→ Dataset records

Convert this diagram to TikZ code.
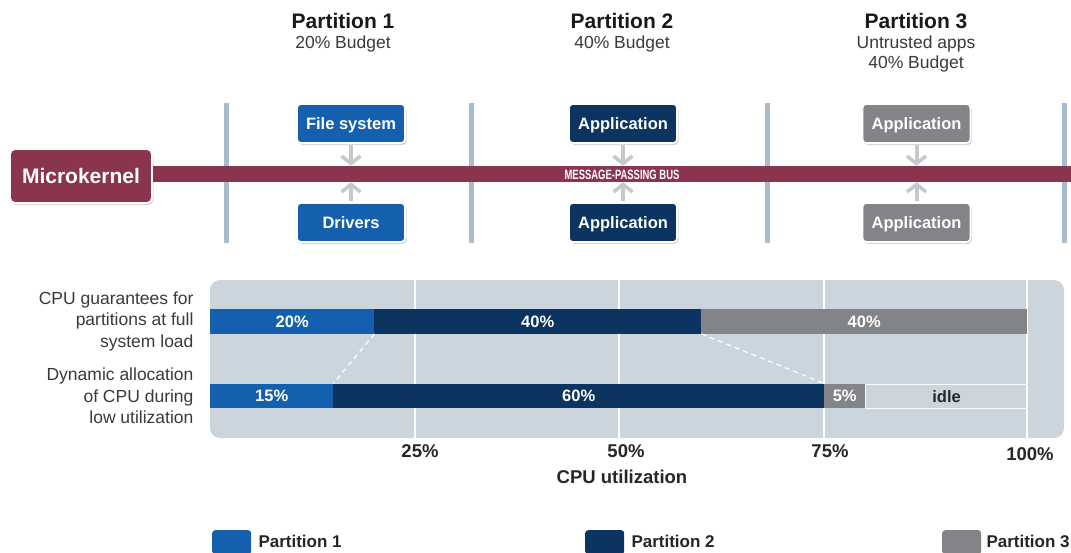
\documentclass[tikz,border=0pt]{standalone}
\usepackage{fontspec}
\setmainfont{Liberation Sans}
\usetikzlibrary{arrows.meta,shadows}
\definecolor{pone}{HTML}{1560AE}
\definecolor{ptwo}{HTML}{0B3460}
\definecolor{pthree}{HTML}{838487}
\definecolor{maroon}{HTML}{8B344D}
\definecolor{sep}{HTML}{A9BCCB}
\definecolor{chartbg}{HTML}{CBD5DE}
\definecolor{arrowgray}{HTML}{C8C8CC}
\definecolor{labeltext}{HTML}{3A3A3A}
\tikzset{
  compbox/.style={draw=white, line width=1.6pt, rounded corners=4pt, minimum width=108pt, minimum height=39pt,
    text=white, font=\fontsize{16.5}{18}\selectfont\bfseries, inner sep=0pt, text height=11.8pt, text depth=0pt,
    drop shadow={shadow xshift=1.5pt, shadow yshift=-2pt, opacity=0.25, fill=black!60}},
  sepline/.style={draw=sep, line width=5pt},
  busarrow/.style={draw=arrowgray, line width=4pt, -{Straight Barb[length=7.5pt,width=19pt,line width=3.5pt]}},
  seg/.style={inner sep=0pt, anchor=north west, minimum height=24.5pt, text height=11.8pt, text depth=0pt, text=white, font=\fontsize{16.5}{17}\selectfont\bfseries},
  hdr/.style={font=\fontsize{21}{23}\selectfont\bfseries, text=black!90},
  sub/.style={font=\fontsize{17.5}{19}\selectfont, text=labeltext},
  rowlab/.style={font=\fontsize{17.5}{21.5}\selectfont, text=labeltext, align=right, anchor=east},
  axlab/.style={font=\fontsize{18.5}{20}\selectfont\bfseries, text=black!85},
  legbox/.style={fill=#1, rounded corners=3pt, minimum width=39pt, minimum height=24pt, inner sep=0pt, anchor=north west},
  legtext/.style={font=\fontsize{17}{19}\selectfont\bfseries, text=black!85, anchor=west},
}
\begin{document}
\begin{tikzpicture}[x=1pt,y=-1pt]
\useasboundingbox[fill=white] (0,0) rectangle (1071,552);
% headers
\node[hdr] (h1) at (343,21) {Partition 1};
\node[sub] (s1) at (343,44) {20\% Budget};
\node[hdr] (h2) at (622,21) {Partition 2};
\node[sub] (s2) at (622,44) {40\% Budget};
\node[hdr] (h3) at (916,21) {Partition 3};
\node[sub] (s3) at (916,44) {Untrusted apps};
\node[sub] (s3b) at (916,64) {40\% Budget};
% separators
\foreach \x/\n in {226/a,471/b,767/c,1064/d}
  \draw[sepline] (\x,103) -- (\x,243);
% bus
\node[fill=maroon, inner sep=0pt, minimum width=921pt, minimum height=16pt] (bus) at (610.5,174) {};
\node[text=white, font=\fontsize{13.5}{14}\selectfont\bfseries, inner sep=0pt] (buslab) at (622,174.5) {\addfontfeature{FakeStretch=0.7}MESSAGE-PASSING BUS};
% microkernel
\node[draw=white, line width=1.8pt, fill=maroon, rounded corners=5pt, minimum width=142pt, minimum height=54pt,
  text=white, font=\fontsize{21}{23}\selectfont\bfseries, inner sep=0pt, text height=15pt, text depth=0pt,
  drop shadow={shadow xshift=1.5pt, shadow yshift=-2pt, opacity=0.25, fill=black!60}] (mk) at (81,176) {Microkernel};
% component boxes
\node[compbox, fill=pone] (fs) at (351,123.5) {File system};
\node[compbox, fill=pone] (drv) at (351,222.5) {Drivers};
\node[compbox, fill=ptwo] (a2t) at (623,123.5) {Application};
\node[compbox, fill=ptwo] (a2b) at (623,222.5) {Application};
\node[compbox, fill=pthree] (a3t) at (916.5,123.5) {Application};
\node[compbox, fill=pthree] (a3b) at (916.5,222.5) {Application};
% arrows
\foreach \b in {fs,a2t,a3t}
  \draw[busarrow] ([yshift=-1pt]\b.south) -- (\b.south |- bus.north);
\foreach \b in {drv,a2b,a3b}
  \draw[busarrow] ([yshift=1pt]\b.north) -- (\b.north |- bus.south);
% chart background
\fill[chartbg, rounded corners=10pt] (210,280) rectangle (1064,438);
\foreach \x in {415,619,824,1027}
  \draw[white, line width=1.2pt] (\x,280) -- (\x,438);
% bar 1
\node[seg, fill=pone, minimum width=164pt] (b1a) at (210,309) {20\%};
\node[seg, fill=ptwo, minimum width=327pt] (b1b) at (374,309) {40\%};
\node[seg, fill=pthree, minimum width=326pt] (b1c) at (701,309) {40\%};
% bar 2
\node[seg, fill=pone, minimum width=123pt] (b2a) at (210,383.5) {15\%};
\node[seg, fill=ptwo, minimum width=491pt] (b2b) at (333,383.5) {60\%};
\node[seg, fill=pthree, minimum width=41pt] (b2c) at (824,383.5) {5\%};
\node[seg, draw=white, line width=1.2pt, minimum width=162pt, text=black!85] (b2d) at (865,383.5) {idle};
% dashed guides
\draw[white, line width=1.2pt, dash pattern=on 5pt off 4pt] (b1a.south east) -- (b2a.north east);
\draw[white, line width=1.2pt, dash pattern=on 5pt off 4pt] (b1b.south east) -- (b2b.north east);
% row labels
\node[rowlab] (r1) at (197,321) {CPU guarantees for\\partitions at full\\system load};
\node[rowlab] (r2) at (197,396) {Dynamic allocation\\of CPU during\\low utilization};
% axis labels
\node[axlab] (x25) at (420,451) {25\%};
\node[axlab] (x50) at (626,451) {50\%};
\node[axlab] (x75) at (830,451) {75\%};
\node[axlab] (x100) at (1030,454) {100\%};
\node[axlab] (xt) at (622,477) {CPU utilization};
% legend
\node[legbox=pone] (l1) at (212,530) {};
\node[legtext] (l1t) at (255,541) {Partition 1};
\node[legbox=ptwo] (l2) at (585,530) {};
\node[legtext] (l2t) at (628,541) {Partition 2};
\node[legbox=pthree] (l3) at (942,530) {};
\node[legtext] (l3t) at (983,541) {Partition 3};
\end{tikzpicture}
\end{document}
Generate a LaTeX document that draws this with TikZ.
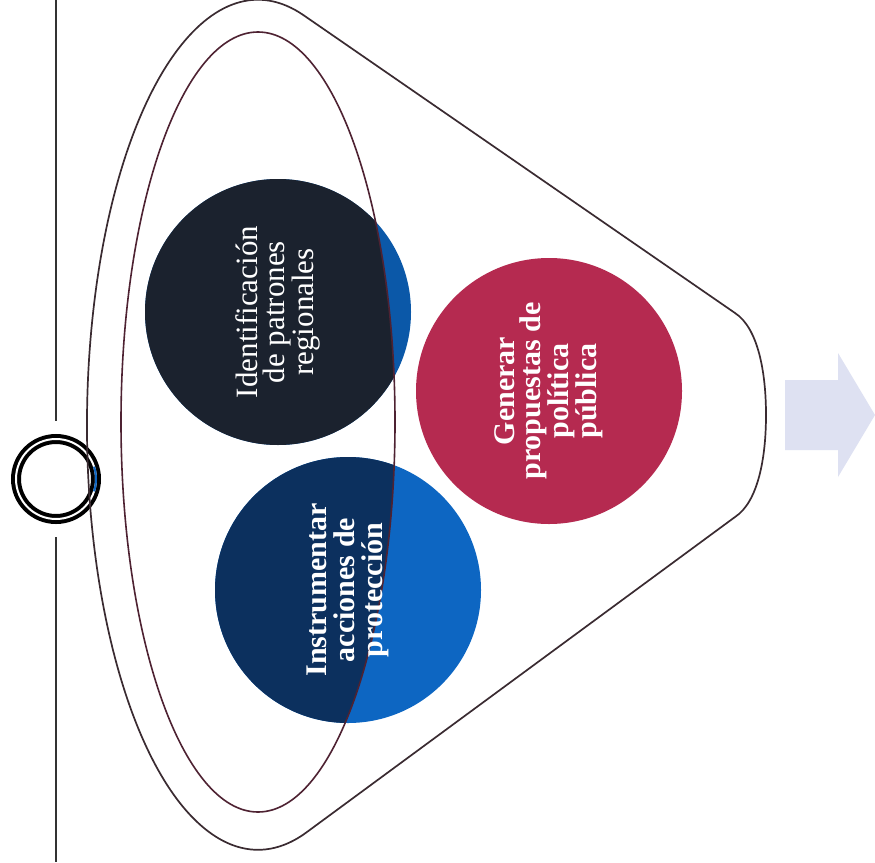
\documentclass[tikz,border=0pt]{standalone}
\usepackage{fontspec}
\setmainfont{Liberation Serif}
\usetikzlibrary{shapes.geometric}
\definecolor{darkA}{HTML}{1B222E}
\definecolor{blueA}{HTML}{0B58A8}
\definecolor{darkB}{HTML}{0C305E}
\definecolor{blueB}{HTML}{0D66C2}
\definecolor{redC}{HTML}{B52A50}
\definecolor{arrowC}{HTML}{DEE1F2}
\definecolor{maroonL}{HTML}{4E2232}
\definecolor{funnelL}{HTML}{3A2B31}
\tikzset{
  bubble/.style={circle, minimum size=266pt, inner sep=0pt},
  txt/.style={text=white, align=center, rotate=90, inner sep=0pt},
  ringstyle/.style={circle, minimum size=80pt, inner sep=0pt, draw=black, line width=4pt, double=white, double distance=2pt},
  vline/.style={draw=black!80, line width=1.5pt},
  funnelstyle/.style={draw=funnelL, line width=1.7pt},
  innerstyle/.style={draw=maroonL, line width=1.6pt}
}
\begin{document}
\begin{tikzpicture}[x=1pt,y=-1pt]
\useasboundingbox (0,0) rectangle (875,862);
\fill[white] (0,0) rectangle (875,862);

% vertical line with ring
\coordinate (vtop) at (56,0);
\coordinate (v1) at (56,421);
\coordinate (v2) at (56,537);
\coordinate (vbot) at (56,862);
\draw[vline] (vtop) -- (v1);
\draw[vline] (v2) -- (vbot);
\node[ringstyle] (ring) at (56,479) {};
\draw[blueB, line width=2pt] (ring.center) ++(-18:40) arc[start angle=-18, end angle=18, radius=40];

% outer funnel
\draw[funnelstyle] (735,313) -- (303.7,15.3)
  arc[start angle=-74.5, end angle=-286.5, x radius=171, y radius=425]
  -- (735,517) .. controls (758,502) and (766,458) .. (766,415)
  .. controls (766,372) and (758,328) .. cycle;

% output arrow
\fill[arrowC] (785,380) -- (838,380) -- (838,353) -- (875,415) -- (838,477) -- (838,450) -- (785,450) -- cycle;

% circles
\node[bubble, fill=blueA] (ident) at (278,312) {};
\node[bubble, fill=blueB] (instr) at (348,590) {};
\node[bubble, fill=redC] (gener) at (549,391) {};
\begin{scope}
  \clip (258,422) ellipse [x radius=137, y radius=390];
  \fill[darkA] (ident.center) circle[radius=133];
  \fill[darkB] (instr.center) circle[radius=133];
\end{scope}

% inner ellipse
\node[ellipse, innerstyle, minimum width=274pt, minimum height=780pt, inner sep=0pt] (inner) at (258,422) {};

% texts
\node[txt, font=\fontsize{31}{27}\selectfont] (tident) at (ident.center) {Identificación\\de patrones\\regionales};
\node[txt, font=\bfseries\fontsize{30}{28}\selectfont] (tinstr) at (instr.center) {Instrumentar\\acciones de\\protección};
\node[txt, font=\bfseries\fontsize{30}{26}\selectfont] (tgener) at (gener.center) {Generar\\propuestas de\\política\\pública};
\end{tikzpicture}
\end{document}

→ Exercise goal
Take out nothing but the lines from the one containing "Generate a LaTeX" to the one containing "(785,450) -- cycle;", inclusive, retyped exactly. Drop the pictures.

→ Answer for the task
Generate a LaTeX document that draws this with TikZ.
\documentclass[tikz,border=0pt]{standalone}
\usepackage{fontspec}
\setmainfont{Liberation Serif}
\usetikzlibrary{shapes.geometric}
\definecolor{darkA}{HTML}{1B222E}
\definecolor{blueA}{HTML}{0B58A8}
\definecolor{darkB}{HTML}{0C305E}
\definecolor{blueB}{HTML}{0D66C2}
\definecolor{redC}{HTML}{B52A50}
\definecolor{arrowC}{HTML}{DEE1F2}
\definecolor{maroonL}{HTML}{4E2232}
\definecolor{funnelL}{HTML}{3A2B31}
\tikzset{
  bubble/.style={circle, minimum size=266pt, inner sep=0pt},
  txt/.style={text=white, align=center, rotate=90, inner sep=0pt},
  ringstyle/.style={circle, minimum size=80pt, inner sep=0pt, draw=black, line width=4pt, double=white, double distance=2pt},
  vline/.style={draw=black!80, line width=1.5pt},
  funnelstyle/.style={draw=funnelL, line width=1.7pt},
  innerstyle/.style={draw=maroonL, line width=1.6pt}
}
\begin{document}
\begin{tikzpicture}[x=1pt,y=-1pt]
\useasboundingbox (0,0) rectangle (875,862);
\fill[white] (0,0) rectangle (875,862);

% vertical line with ring
\coordinate (vtop) at (56,0);
\coordinate (v1) at (56,421);
\coordinate (v2) at (56,537);
\coordinate (vbot) at (56,862);
\draw[vline] (vtop) -- (v1);
\draw[vline] (v2) -- (vbot);
\node[ringstyle] (ring) at (56,479) {};
\draw[blueB, line width=2pt] (ring.center) ++(-18:40) arc[start angle=-18, end angle=18, radius=40];

% outer funnel
\draw[funnelstyle] (735,313) -- (303.7,15.3)
  arc[start angle=-74.5, end angle=-286.5, x radius=171, y radius=425]
  -- (735,517) .. controls (758,502) and (766,458) .. (766,415)
  .. controls (766,372) and (758,328) .. cycle;

% output arrow
\fill[arrowC] (785,380) -- (838,380) -- (838,353) -- (875,415) -- (838,477) -- (838,450) -- (785,450) -- cycle;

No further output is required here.